カランとローミーが再会したのは、1999年に実際に起こったカールギル紛争の舞台、ジャンムー&カシュミール州カールギルだった。カランと別れたルーミーは、TV局に就職して人気アナウンサーになっており、実業家の青年と婚約していた。一方、ローミーが婚約したことを知ったカランは、ローミーへの想いを胸に押さえ込みながら一人前の軍人となっていた。久し振りに再会した2人の間に以前のような打ち解けた笑顔はなかった。カランはローミーに言う。「君は、僕に『Lakshya』がないと言っていたね。でも今の僕にはそれがある。あれだ。」カランが指差したのは、パーキスターン軍が占領したポイント5353の山頂だった。実はローミーもカランのことを想い続けて来たのだが、今のカランには彼女との恋愛を成就させる余裕がなかった。実はローミーは婚約を破棄してカールギルに来ていたのだが、それをカランが知ったのは、断崖絶壁を登って敵を背後から急襲するという任務を任された日だった。生きて帰って来る可能性は限りなくゼロに近かった。まさにミッション・インポッシブル。作戦決行前日、カランはローミーに会い、「オレは生きて帰って来ないだろう」と言う。ローミーはカランに言う。「あなたを一生待ち続けるわ。」何も言わず、カランは立ち去る。その夜、カランは父親に電話をする。「父さん、オレは今まで父さんを悲しませることしかできなかった。今まで言うことがでいなかったけど・・・オレは父さんを愛しているよ。」これらのシーンが、映画中一番泣けるシーンである。
カランたちが断崖絶壁を登るシーンは、「ミッション・インポッシブル2」(2000年)顔負けの迫力である。おそらく合成だろうが、うまく撮れていた。少々緊張感に欠けたが、映画のハイライトのひとつと言っていいだろう。その後の奇襲シーンは、それに比べたら迫力に欠けた。作戦を成功させたカランは、ローミーと第2の「Lakshya」、つまり彼女に結婚のプロポーズをする。

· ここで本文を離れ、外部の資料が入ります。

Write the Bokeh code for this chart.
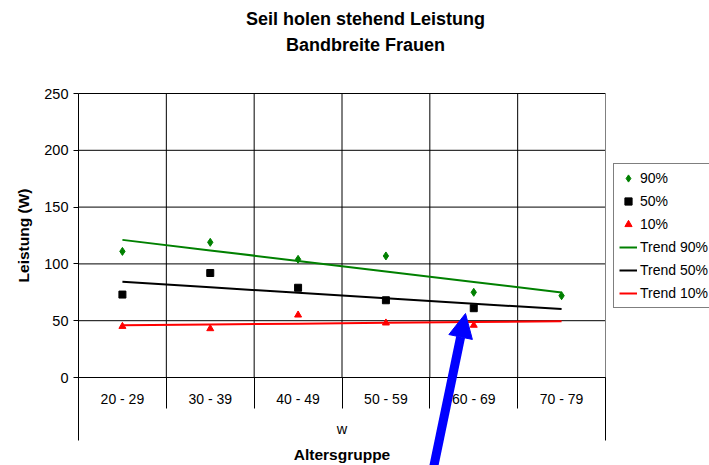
from bokeh.plotting import figure
from bokeh.models import (Range1d, Legend, LegendItem, Arrow, NormalHead, Label,
                          FixedTicker, LinearAxis)
from bokeh.embed import file_html
from bokeh.resources import INLINE
import numpy as np

# ---- data ----
ages = ["20 - 29", "30 - 39", "40 - 49", "50 - 59", "60 - 69", "70 - 79"]
group_label = "w"
p90 = [111, 119, 104, 107, 75, 72]
p50 = [73, 92, 79, 68, 61]
p10 = [45, 43, 55, 48, 46]
y_ticks = [0, 50, 100, 150, 200, 250]

FONT = "Liberation Sans"
W, H = 709, 465
# plot-area placement on the canvas (pixels)
L, T, FW, FH = 78, 93, 527, 284
YMAX = 250
n = len(ages)
idx = list(range(n))          # category slot index used as x position
lo, hi = -0.5, n - 0.5        # category slot boundaries
PX = FW / n

def dx(px):  # canvas pixel x -> data x
    return lo + (px - L) / PX

def dy(py):  # canvas pixel y -> data y
    return (T + FH - py) * YMAX / FH

p = figure(width=W, height=H, x_range=Range1d(dx(0), dx(W)), y_range=Range1d(dy(H), dy(0)),
           output_backend="svg", toolbar_location=None, title=None, min_border=0,
           outline_line_color=None, background_fill_color="white",
           border_fill_color="white")
p.xgrid.visible = False
p.ygrid.visible = False

# plot-area grid and border
gy = y_ticks[1:]
p.segment(x0=[lo] * len(gy), y0=gy, x1=[hi] * len(gy), y1=gy, line_color="black",
          line_width=1)
bx = [k - 0.5 for k in range(1, n)]
p.segment(x0=bx, y0=[0] * len(bx), x1=bx, y1=[YMAX] * len(bx), line_color="black",
          line_width=1)
p.segment(x0=[hi], y0=[0], x1=[hi], y1=[YMAX], line_color="#808080", line_width=1)

# y axis
ya = p.yaxis[0]
ya.fixed_location = lo
ya.bounds = (0, YMAX)
ya.ticker = FixedTicker(ticks=y_ticks)
ya.major_tick_out = 5
ya.major_tick_in = 0
ya.minor_tick_line_color = None
ya.axis_line_color = "black"
ya.major_label_text_font = FONT
ya.major_label_text_font_size = "14.5px"
ya.major_label_text_color = "black"
ya.major_label_standoff = 5
ya.axis_label = "Leistung (W)"
ya.axis_label_text_font = FONT
ya.axis_label_text_font_size = "15.5px"
ya.axis_label_text_font_style = "bold"
ya.axis_label_text_color = "black"
ya.axis_label_standoff = 9

# x axis with category labels
xa = p.xaxis[0]
xa.fixed_location = 0
xa.bounds = (lo, hi)
xa.ticker = FixedTicker(ticks=idx)
xa.major_label_overrides = {i: a for i, a in zip(idx, ages)}
xa.major_tick_out = 0
xa.major_tick_in = 0
xa.minor_tick_line_color = None
xa.axis_line_color = "black"
xa.major_label_text_font = FONT
xa.major_label_text_font_size = "14px"
xa.major_label_text_color = "black"
xa.major_label_standoff = 13
xa.axis_label = "Altersgruppe"
xa.axis_label_text_font = FONT
xa.axis_label_text_font_size = "15.5px"
xa.axis_label_text_font_style = "bold"
xa.axis_label_text_color = "black"
xa.axis_label_standoff = 36

# divider ticks between categories, and the longer outer ones of the group level
bounds_all = [k - 0.5 for k in range(n + 1)]
for ticks, length in ((bounds_all, 31), ([lo, hi], 63)):
    ax = LinearAxis(fixed_location=0, ticker=FixedTicker(ticks=ticks),
                    major_tick_out=length, major_tick_in=0,
                    minor_tick_line_color=None, axis_line_color=None,
                    major_tick_line_color="black", major_label_text_color=None)
    p.add_layout(ax, "below")

p.add_layout(Label(x=(lo + hi) / 2, y=dy(428), text=group_label, text_align="center",
                   text_baseline="middle", text_font=FONT, text_font_size="14.5px",
                   text_color="black"))

# trends (linear, forecast to last category)
def trend(vals):
    x = np.arange(len(vals))
    k, d = np.polyfit(x, vals, 1)
    return list(k * np.array(idx) + d)

t90 = p.line(idx, trend(p90), line_color="#008000", line_width=2)
t50 = p.line(idx, trend(p50), line_color="black", line_width=2)
t10 = p.line(idx, trend(p10), line_color="#FF0000", line_width=2)

s90 = p.scatter(idx[:len(p90)], p90, marker="diamond", size=8,
                fill_color="#008000", line_color="#008000")
s50 = p.scatter(idx[:len(p50)], p50, marker="square", size=7,
                fill_color="black", line_color="black")
s10 = p.scatter(idx[:len(p10)], p10, marker="triangle", size=7,
                fill_color="#FF0000", line_color="#FF0000")

legend = Legend(items=[
    LegendItem(label="90%", renderers=[s90]),
    LegendItem(label="50%", renderers=[s50]),
    LegendItem(label="10%", renderers=[s10]),
    LegendItem(label="Trend 90%", renderers=[t90]),
    LegendItem(label="Trend 50%", renderers=[t50]),
    LegendItem(label="Trend 10%", renderers=[t10]),
], location=(613, H - 308), border_line_color="black", border_line_width=1,
    label_text_font=FONT, label_text_font_size="14px", label_text_color="black",
    glyph_width=18, glyph_height=18, label_height=18, spacing=5, padding=5,
    label_standoff=3, margin=0, background_fill_color="white", background_fill_alpha=1)
p.add_layout(legend)

# title
for text, py in (("Seil holen stehend Leistung", 18), ("Bandbreite Frauen", 44)):
    p.add_layout(Label(x=dx(365), y=dy(py), text=text, text_align="center",
                       text_baseline="middle", text_font=FONT, text_font_size="18px",
                       text_font_style="bold", text_color="black"))

# blue pointer arrow
p.add_layout(Arrow(end=NormalHead(size=24, fill_color="#0000FF", line_color="#0000FF"),
                   x_start=dx(432), y_start=dy(472), x_end=dx(465), y_end=dy(313),
                   line_color="#0000FF", line_width=9))

open("out.html", "w").write(file_html(p, INLINE))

2003年度のフィルムフェア映画賞において、「Koi… Mil Gaya」で最優秀男優賞に輝いたリティク・ローシャンは、今年もこの映画でさらに成長した姿を見せた。デビュー作の「Kaho Naa… Pyaar Hai」(2000年)以降、少し低迷していた時代もあったが、「Koi… Mil Gaya」と「Lakshya」の作品の成功によって彼は押しも押されぬ大スターとなったと言ってよい。ニート時代と軍隊時代のカランを見事に演じ分けており、さらに自慢のダンスの切れも衰えていない。彼には絶賛を送ることしかできない。
ヒロインのプリーティ・ズィンターは、髪型のせいかちょっとおばさんっぽくなってしまっていたのが残念だが、無難に役をこなしていた。プリーティも「Koi… Mil Gaya」や「Kal Ho Naa Ho」(2003年)の成功により、近年急速に大スターへの階段を駆け上がっている。
リティクやプリーティの他にも、アミターブ・バッチャン、オーム・プリー、アムリーシュ・プリー、ボーマン・イーラーニーなどなどの名優が出演していたが、リティクの名演を食うほどの存在感は示していない。脇役なのでそれでいいのだが。
最近のヒンディー語映画音楽界では、ARレヘマーンよりもシャンカル=エヘサーン=ロイの活躍が著しい。「Dil Chahta Hai」のヒット以来、彼らの音楽は評価が高まり、新感覚の音楽を送り出し続けている。「Lakshya」の中でも最高傑作は1曲目の「Main Aisa Kyon Hoon」だ。ミディアム・テンポのダンスナンバーだが、ミュージカルシーンのダンスも素晴らしい。このリティクの踊りを真似しようとして身体を痛める人が続出したとかしなかったとか(僕だけか?)。リティクのダンスは本当に素晴らしい。2曲目の「Agar Main Kahoon」は歌詞がすごくいい。
主な舞台はカシュミール地方だが、デリーも舞台となっていたため、いくつか見慣れた場所が映画中に出てきた。特に「Agar Main Kahoon」のミュージカルシーンでは、デリーのマイナーな遺跡がいくつか出てきた。特定できたものは、ハウズ・カースのフィーローズ・シャー・トゥグラク廟とトゥグラカーバードぐらいだ。また、カシュミール地方の雄大な光景は、いつ見ても心を奪われる。
一般に、カールギル紛争中に停戦ラインを越えてインド領に侵入したのは、正規のパーキスターン軍の兵士と言われている。だが、未だに不明な点が非常に多い事件である。この映画ではパーキスターンをあからさまに敵として一方的に描いていた。この映画の欠点を挙げるとすればそこであるが、インド人が見る限り、特に問題はないだろう。
カールギル紛争について全く知識がないと多少ついていけないかもしれないが、あくまで物語の中心はカランとルーミーの恋愛であり、カールギル紛争中のオペレーション・ヴィジャイも理解できないことはないだろう。観て損はない映画である。